By Melissa Hoppert
The speedy Maximum Security, the only undefeated horse in the field, had appeared to win the 145th Kentucky Derby on Saturday at rain-soaked Churchill Downs to keep his streak intact, but an objection lodged by what appeared to be the second- and third-place finishers (Country House at 65-1 and Code of Honor at 14-1) led to his disqualification.
After a tense objection period that lasted several minutes, after the apparent winning connections had already been interviewed on live television, the stewards made the decision to disqualify Maximum Security for interference and give the victory to the long-shot Country House and his trainer, Bill Mott, who is in the Hall of Fame but had never won the Derby. In the history of this storied race, no horse had been disqualified for interference.
Country House paid $132.40 to win, the second-highest total in the Derby. Code of Honor finished second and Tacitus, also trained by Mott, was third.
The almost unbelievable result ends the streak of favorites winning the Run for the Roses at six.

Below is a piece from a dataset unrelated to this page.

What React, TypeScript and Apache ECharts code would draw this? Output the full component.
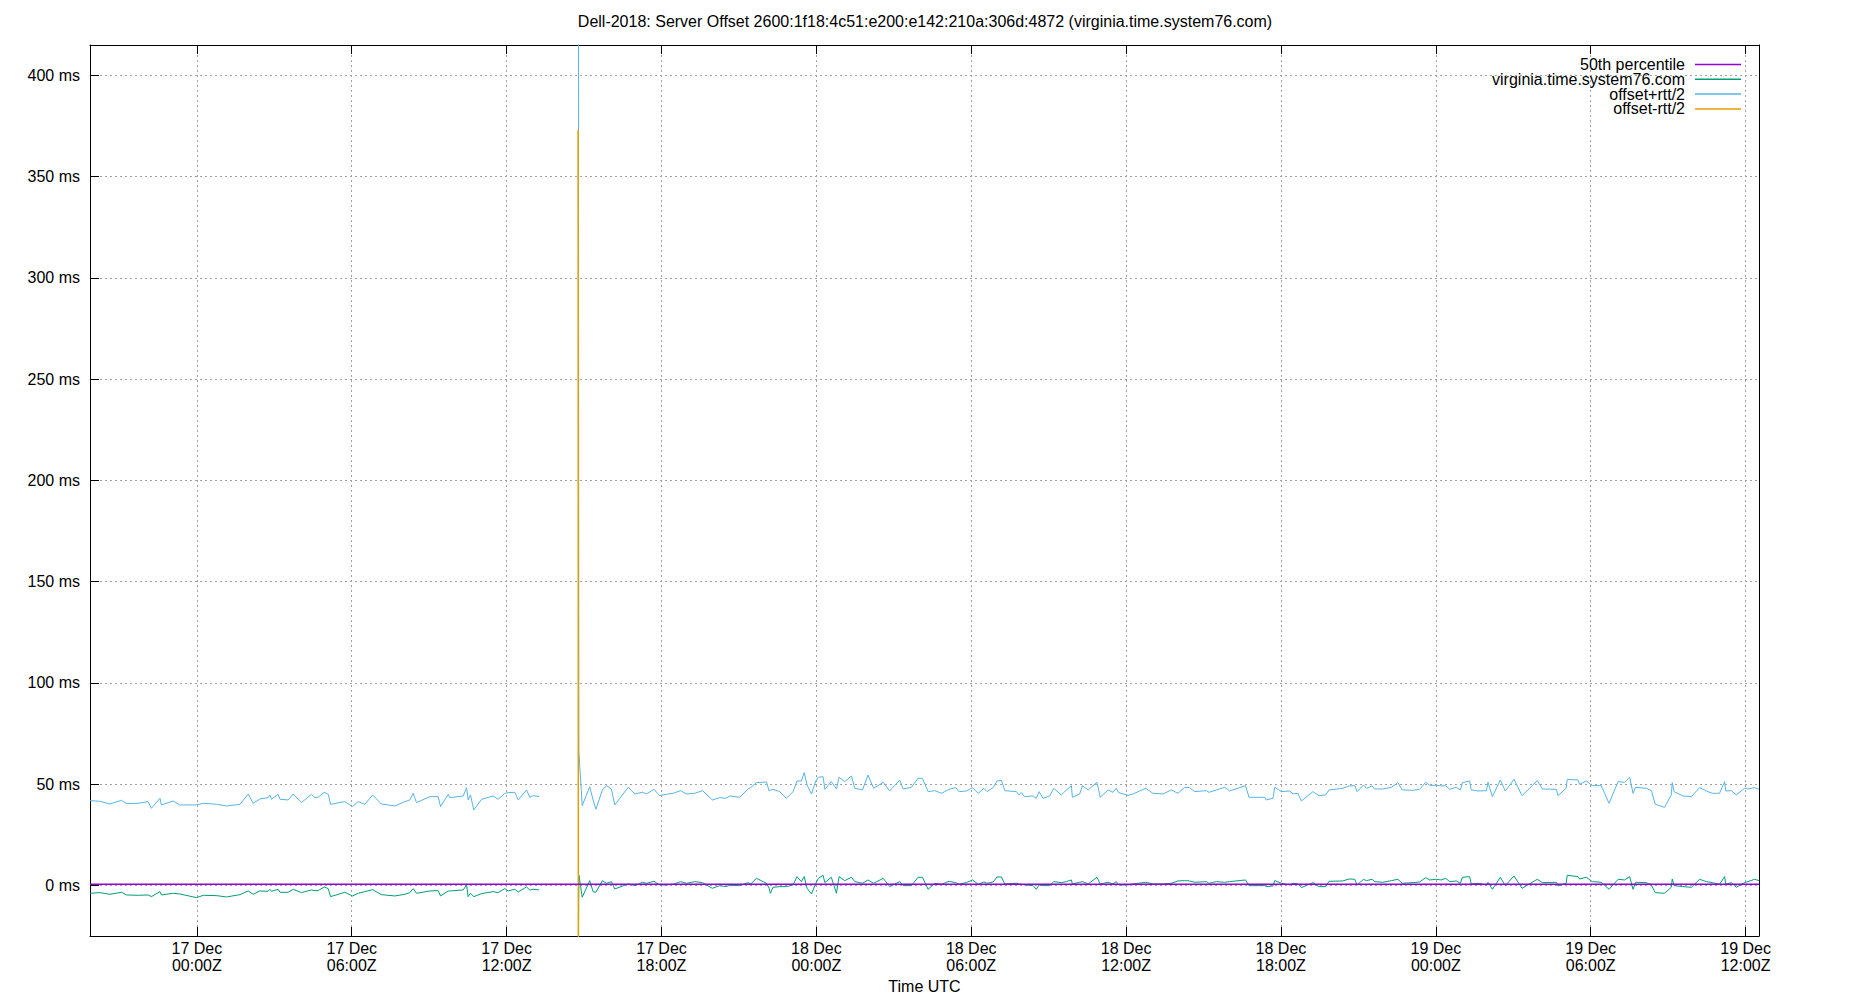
import React, { useEffect, useRef } from 'react';
import * as echarts from 'echarts';

const TITLE = 'Dell-2018: Server Offset 2600:1f18:4c51:e200:e142:210a:306d:4872 (virginia.time.system76.com)';
const seriesNames = ['50th percentile', 'virginia.time.system76.com', 'offset+rtt/2', 'offset-rtt/2'];
const seriesColors = ['#9400d3', '#009e73', '#56b4e9', '#e69f00'];

// x in hours since 17 Dec 00:00Z
const X_MIN = -4.14;
const X_MAX = 60.52;
const Y_MIN = -25;
const Y_MAX = 415;
const xTickHours = [0, 6, 12, 18, 24, 30, 36, 42, 48, 54, 60];
const xTickLabels = [
  '17 Dec\n00:00Z', '17 Dec\n06:00Z', '17 Dec\n12:00Z', '17 Dec\n18:00Z',
  '18 Dec\n00:00Z', '18 Dec\n06:00Z', '18 Dec\n12:00Z', '18 Dec\n18:00Z',
  '19 Dec\n00:00Z', '19 Dec\n06:00Z', '19 Dec\n12:00Z',
];
const yTickValues = [0, 50, 100, 150, 200, 250, 300, 350, 400];

// [hours, offset ms, offset+rtt/2 ms]
const samplesBeforeGap: [number, number, number][] = [
  [-4.14, -3.91, 41.85], [-3.76, -3.58, 41.52], [-3.37, -4.40, 40.20], [-2.92, -3.42, 42.01],
  [-2.72, -4.73, 40.37], [-2.27, -4.90, 40.53], [-1.89, -4.73, 41.36], [-1.76, -5.56, 38.06],
  [-1.43, -3.09, 43.00], [-1.37, -4.73, 39.71], [-0.92, -3.91, 41.68], [-0.66, -4.24, 39.71],
  [-0.01, -6.05, 39.71], [0.25, -4.90, 40.53], [0.76, -5.06, 40.04], [1.15, -5.72, 39.21],
  [1.67, -4.57, 40.04], [1.99, -2.76, 45.14], [2.18, -4.40, 40.53], [2.44, -2.76, 42.67],
  [2.76, -2.92, 43.33], [2.83, -1.94, 44.65], [2.89, -2.92, 42.51], [3.15, -1.94, 44.98],
  [3.22, -3.42, 42.51], [3.54, -3.42, 42.18], [3.73, -1.94, 45.14], [4.05, -3.58, 40.86],
  [4.44, -2.26, 44.98], [4.57, -2.59, 43.33], [4.70, -2.59, 43.50], [4.93, -0.78, 45.96],
  [5.09, -1.61, 44.98], [5.18, -5.56, 40.04], [5.73, -3.42, 41.36], [6.03, -5.23, 38.89],
  [6.25, -3.91, 41.36], [6.51, -3.09, 40.04], [6.81, -2.10, 44.65], [7.15, -4.57, 40.20],
  [7.67, -5.23, 39.21], [8.06, -4.40, 41.36], [8.25, -3.58, 42.18], [8.38, -1.61, 45.47],
  [8.51, -3.91, 40.86], [9.03, -2.76, 43.82], [9.35, -2.59, 43.82], [9.44, -5.23, 38.89],
  [9.74, -2.76, 44.98], [9.80, -2.76, 43.33], [10.32, -2.26, 44.15], [10.45, 0.20, 48.27],
  [10.51, -5.56, 42.18], [10.60, -3.91, 44.65], [10.73, -5.56, 37.24], [11.03, -4.07, 42.51],
  [11.48, -3.09, 44.15], [11.67, -3.58, 42.51], [11.93, -1.61, 45.47], [12.06, -2.76, 45.80],
  [12.32, -1.94, 45.96], [12.45, -3.25, 42.18], [12.77, -0.78, 47.12], [12.90, -2.26, 43.50],
  [13.03, -1.94, 44.32], [13.26, -2.26, 43.82],
];

const GAP_HOUR = 14.0;

const samplesAfterGap: [number, number, number][] = [
  [14.77, -60, 700], [14.80, 5.1, 66.0], [14.93, -5.89, 39.38], [15.22, 2.34, 48.76],
  [15.35, -3.09, 42.18], [15.46, -3.42, 37.57], [15.71, 2.34, 47.12], [15.87, 1.03, 49.25],
  [16.06, 1.85, 47.61], [16.19, -1.77, 39.71], [16.71, 0.70, 48.43], [16.97, -0.13, 45.14],
  [17.26, 1.52, 45.96], [17.42, 1.03, 45.14], [17.71, 2.01, 47.44], [17.93, 0.20, 44.32],
  [18.19, 0.20, 44.97], [18.45, 0.53, 45.47], [18.74, 1.85, 46.78], [18.97, 1.03, 45.14],
  [19.29, 1.85, 45.47], [19.59, 1.36, 46.78], [19.97, -1.44, 42.18], [20.26, -0.13, 43.33],
  [20.49, -0.62, 43.00], [20.65, 0.04, 44.15], [21.03, -0.13, 43.49], [21.36, 1.36, 47.61],
  [21.46, 0.70, 48.27], [21.68, 3.49, 50.74], [22.07, 1.03, 51.07], [22.17, -1.44, 46.62],
  [22.22, -3.91, 46.95], [22.32, -0.95, 47.44], [22.58, -0.62, 46.29], [22.84, -0.62, 43.00],
  [23.10, 0.20, 46.29], [23.25, 4.32, 51.56], [23.42, 1.85, 51.56], [23.53, 4.32, 55.67],
  [23.64, -1.44, 49.58], [23.81, -4.24, 45.14], [23.98, 1.03, 51.56], [24.08, 3.49, 53.37],
  [24.26, 4.98, 53.70], [24.33, 1.36, 47.44], [24.58, 3.99, 51.23], [24.78, -3.91, 47.61],
  [24.88, 4.32, 53.37], [25.10, 2.34, 51.23], [25.36, 3.99, 54.03], [25.49, 1.85, 47.94],
  [25.79, 1.03, 47.12], [26.00, 2.67, 54.52], [26.22, 1.03, 47.94], [26.59, 3.49, 50.90],
  [26.84, -0.62, 46.62], [27.23, 1.85, 52.05], [27.36, -0.13, 47.61], [27.68, -0.13, 48.43],
  [27.94, 3.99, 52.88], [28.11, 3.99, 52.88], [28.33, -1.94, 46.29], [28.59, 1.03, 46.78],
  [28.85, 0.53, 45.47], [29.14, 2.01, 47.44], [29.40, 1.36, 48.27], [29.53, 0.53, 46.29],
  [29.81, 1.36, 46.62], [30.05, 2.67, 48.27], [30.27, 0.53, 45.47], [30.49, 1.69, 47.94],
  [30.61, 1.03, 46.29], [30.85, 1.69, 48.27], [31.00, 4.15, 51.56], [31.17, 4.15, 51.89],
  [31.30, 0.70, 46.78], [31.75, 1.03, 46.29], [31.85, 0.70, 44.65], [31.94, 0.53, 45.80],
  [32.07, 0.20, 43.82], [32.40, -0.13, 44.15], [32.52, -1.94, 43.00], [32.63, 0.20, 46.29],
  [32.78, -0.13, 43.00], [33.04, -0.13, 44.15], [33.20, 1.85, 47.94], [33.49, 1.36, 44.65],
  [33.69, 1.85, 47.12], [33.88, 2.67, 49.25], [33.92, 0.70, 43.49], [34.20, 1.52, 45.14],
  [34.31, 1.85, 49.25], [34.53, 0.70, 47.12], [34.87, 3.99, 50.90], [35.00, 0.70, 43.49],
  [35.30, 1.52, 47.12], [35.49, 0.70, 45.96], [35.62, 1.85, 47.94], [35.71, 0.20, 45.80],
  [36.08, 0.20, 44.48], [36.27, 0.70, 45.14], [36.76, 1.52, 47.94], [37.04, 0.70, 45.47],
  [37.43, 0.70, 45.14], [37.75, 1.03, 47.12], [38.01, 2.18, 45.47], [38.27, 2.34, 48.43],
  [38.46, 2.18, 48.27], [38.66, 1.52, 46.29], [39.11, 1.85, 46.78], [39.21, 1.03, 45.96],
  [39.50, 1.85, 47.12], [39.82, 1.52, 48.43], [40.01, 1.85, 46.62], [40.63, 2.67, 49.25],
  [40.76, -0.13, 43.49], [41.37, -0.13, 43.49], [41.43, -0.62, 42.18], [41.69, -0.29, 43.00],
  [41.76, 2.34, 48.43], [42.02, 1.03, 46.29], [42.34, 0.20, 46.62], [42.47, 1.03, 45.14],
  [42.66, 0.70, 45.47], [42.79, -1.11, 41.68], [43.24, 1.36, 46.29], [43.47, -0.62, 44.32],
  [43.73, -0.62, 44.65], [43.86, 2.01, 47.12], [44.40, 2.18, 47.94], [44.64, 3.17, 49.09],
  [44.86, 3.00, 49.25], [44.95, 0.20, 46.29], [45.20, 3.00, 49.58], [45.31, 2.34, 47.94],
  [45.53, 3.00, 49.09], [45.63, 1.85, 47.61], [45.95, 1.52, 47.61], [46.28, 2.34, 48.43],
  [46.53, 3.00, 50.74], [46.70, 1.03, 47.12], [47.12, 1.36, 46.95], [47.37, 1.69, 47.44],
  [47.61, 3.82, 50.90], [47.76, 2.67, 49.42], [48.02, 3.00, 49.42], [48.21, 2.67, 49.09],
  [48.38, 3.49, 49.25], [48.54, 1.85, 47.44], [48.79, 2.18, 48.43], [48.95, 1.03, 47.12],
  [49.03, 3.99, 50.74], [49.31, 4.32, 51.56], [49.37, 0.70, 47.12], [49.63, 1.03, 46.62],
  [49.96, 0.20, 46.78], [50.02, 1.52, 50.90], [50.19, -1.94, 43.82], [50.50, 3.99, 52.05],
  [50.69, -0.13, 46.62], [51.03, 4.65, 52.38], [51.34, -1.44, 44.32], [51.93, 3.00, 51.72],
  [52.13, 1.36, 47.61], [52.67, 1.52, 47.44], [52.73, -0.29, 44.32], [53.05, 1.03, 47.94],
  [53.09, 4.98, 52.38], [53.51, 4.32, 52.05], [53.57, 3.17, 49.91], [53.83, 3.99, 51.56],
  [54.06, 1.85, 49.25], [54.41, 1.52, 49.25], [54.71, -1.94, 40.53], [55.06, 3.00, 51.23],
  [55.31, 2.67, 50.90], [55.51, 4.32, 53.37], [55.64, -1.94, 45.47], [55.74, 1.52, 48.43],
  [56.15, 1.36, 47.94], [56.35, 0.20, 46.78], [56.50, -3.58, 40.04], [56.86, -3.91, 38.55],
  [57.12, -0.95, 44.65], [57.16, 3.17, 50.74], [57.23, -0.13, 46.29], [57.57, -0.62, 44.15],
  [57.90, -0.95, 43.82], [58.22, 3.00, 48.27], [58.48, 1.85, 46.62], [58.71, 1.36, 45.47],
  [58.99, 0.53, 45.47], [59.19, 4.32, 51.23], [59.23, 0.53, 46.62], [59.45, 1.36, 46.78],
  [59.64, -0.95, 44.65], [59.96, 1.36, 47.94], [60.09, 1.85, 47.61], [60.35, 3.00, 48.27],
  [60.52, 2.34, 47.44],
];

// offset-rtt/2: only the spike reaches the visible range, the rest lies below the axis
const minusBeforeGap: [number, number][] = [[-4.14, -49.6], [4.93, -47.5], [13.26, -48.3]];
const minusAfterGap: [number, number][] = [
  [14.77, 373], [14.78, -60], [14.93, -51.2], [23.53, -47.0], [40.0, -43.0], [60.52, -42.8],
];

const percentile50: [number, number][] = [[X_MIN, 0.5], [X_MAX, 0.5]];

const FONT = 'Liberation Sans, Arial, sans-serif';

function buildOption() {
  const gapPoint: [number, number | null] = [GAP_HOUR, null];
  const offsetData = [
    ...samplesBeforeGap.map((r) => [r[0], r[1]]),
    gapPoint,
    ...samplesAfterGap.map((r) => [r[0], r[1]]),
  ];
  const plusData = [
    ...samplesBeforeGap.map((r) => [r[0], r[2]]),
    gapPoint,
    ...samplesAfterGap.map((r) => [r[0], r[2]]),
  ];
  const minusData = [...minusBeforeGap, gapPoint, ...minusAfterGap];

  const gridLine = { show: true, lineStyle: { color: '#a0a0a0', width: 1, type: [2, 3] } };
  const axisLineBlack = { show: true, onZero: false, lineStyle: { color: '#000', width: 1 } };

  const lineSeries = (i: number, data: any[], width: number, z: number) => ({
    name: seriesNames[i],
    type: 'line',
    data,
    xAxisIndex: 0,
    yAxisIndex: 0,
    showSymbol: false,
    symbol: 'none',
    connectNulls: false,
    clip: true,
    z,
    color: seriesColors[i],
    lineStyle: { color: seriesColors[i], width },
    emphasis: { disabled: true },
  });

  return {
    animation: false,
    backgroundColor: '#ffffff',
    textStyle: { fontFamily: FONT, color: '#000' },
    title: {
      text: TITLE,
      left: 'center',
      top: 13,
      padding: 0,
      textStyle: { fontFamily: FONT, fontSize: 16, fontWeight: 'normal', color: '#000' },
    },
    legend: {
      orient: 'vertical',
      right: 109,
      top: 56.5,
      padding: 0,
      itemGap: -1.2,
      itemWidth: 46,
      itemHeight: 1.5,
      align: 'right',
      icon: 'rect',
      selectedMode: false,
      data: seriesNames,
      textStyle: { fontFamily: FONT, fontSize: 16, color: '#000', lineHeight: 15, padding: [0, 5, 0, 0] },
    },
    grid: { left: 90, right: 91, top: 45, bottom: 64, containLabel: false, outerBoundsMode: 'none' },
    xAxis: [
      {
        type: 'value',
        position: 'bottom',
        min: X_MIN,
        max: X_MAX,
        axisLine: axisLineBlack,
        axisTick: { show: true, inside: true, length: 9, customValues: xTickHours, lineStyle: { color: '#000', width: 1 } },
        axisLabel: {
          show: true,
          customValues: xTickHours,
          margin: 4,
          fontFamily: FONT,
          fontSize: 16,
          lineHeight: 17,
          color: '#000',
          align: 'center',
          formatter: (v: number) => {
            const i = xTickHours.indexOf(Math.round(v));
            return i >= 0 ? xTickLabels[i] : '';
          },
        },
        splitLine: gridLine,
        name: 'Time UTC',
        nameLocation: 'middle',
        nameGap: 42,
        nameTextStyle: { fontFamily: FONT, fontSize: 16, color: '#000' },
      },
      {
        type: 'value',
        position: 'top',
        min: X_MIN,
        max: X_MAX,
        axisLine: axisLineBlack,
        axisTick: { show: true, inside: true, length: 9, customValues: xTickHours, lineStyle: { color: '#000', width: 1 } },
        axisLabel: { show: false },
        splitLine: { show: false },
      },
    ],
    yAxis: [
      {
        type: 'value',
        position: 'left',
        min: Y_MIN,
        max: Y_MAX,
        axisLine: axisLineBlack,
        axisTick: { show: true, inside: true, length: 9, customValues: yTickValues, lineStyle: { color: '#000', width: 1 } },
        axisLabel: {
          show: true,
          customValues: yTickValues,
          margin: 10,
          fontFamily: FONT,
          fontSize: 16,
          color: '#000',
          formatter: (v: number) => `${v} ms`,
        },
        splitLine: gridLine,
      },
      {
        type: 'value',
        position: 'right',
        min: Y_MIN,
        max: Y_MAX,
        axisLine: axisLineBlack,
        axisTick: { show: false },
        axisLabel: { show: false },
        splitLine: { show: false },
      },
    ],
    series: [
      lineSeries(0, percentile50, 1.5, 5),
      lineSeries(1, offsetData, 1, 2),
      lineSeries(2, plusData, 1, 3),
      lineSeries(3, minusData, 1.5, 4),
    ],
  };
}

export default function App() {
  const ref = useRef<HTMLDivElement>(null);
  useEffect(() => {
    document.body.style.margin = '0';
    const chart = echarts.init(ref.current as HTMLDivElement, null, { renderer: 'svg' });
    chart.setOption(buildOption() as any);
    return () => chart.dispose();
  }, []);
  return <div ref={ref} style={{ width: 1850, height: 1000, background: '#fff' }} />;
}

"If it were a maiden claiming race on a weekday, the winner would come down," Mott said as he anxiously awaited the stewards' decision.
From the winner's circle, Mott acknowledged it was an odd way to capture his first Derby win. "We'll just have to prove ourselves in the future," he said.
Ridden by Luis Saez, Maximum Security went to the lead and narrowly held on, appearing to give his trainer, Jason Servis, his first Derby victory in only his second appearance (he finished 11th in last year's race with Firenze Fire). His brother John won the 2004 Derby with Smarty Jones; they would have been the only siblings to win the Derby.
But it was determined that Maximum Security impeded War of Will and others when Saez moved out from the rail and affected the outcome of the 1-1/4 mile race.
Maximum Security, the favorite for most of the day until just before the horses broke from the gate, went off at odds of 9-2.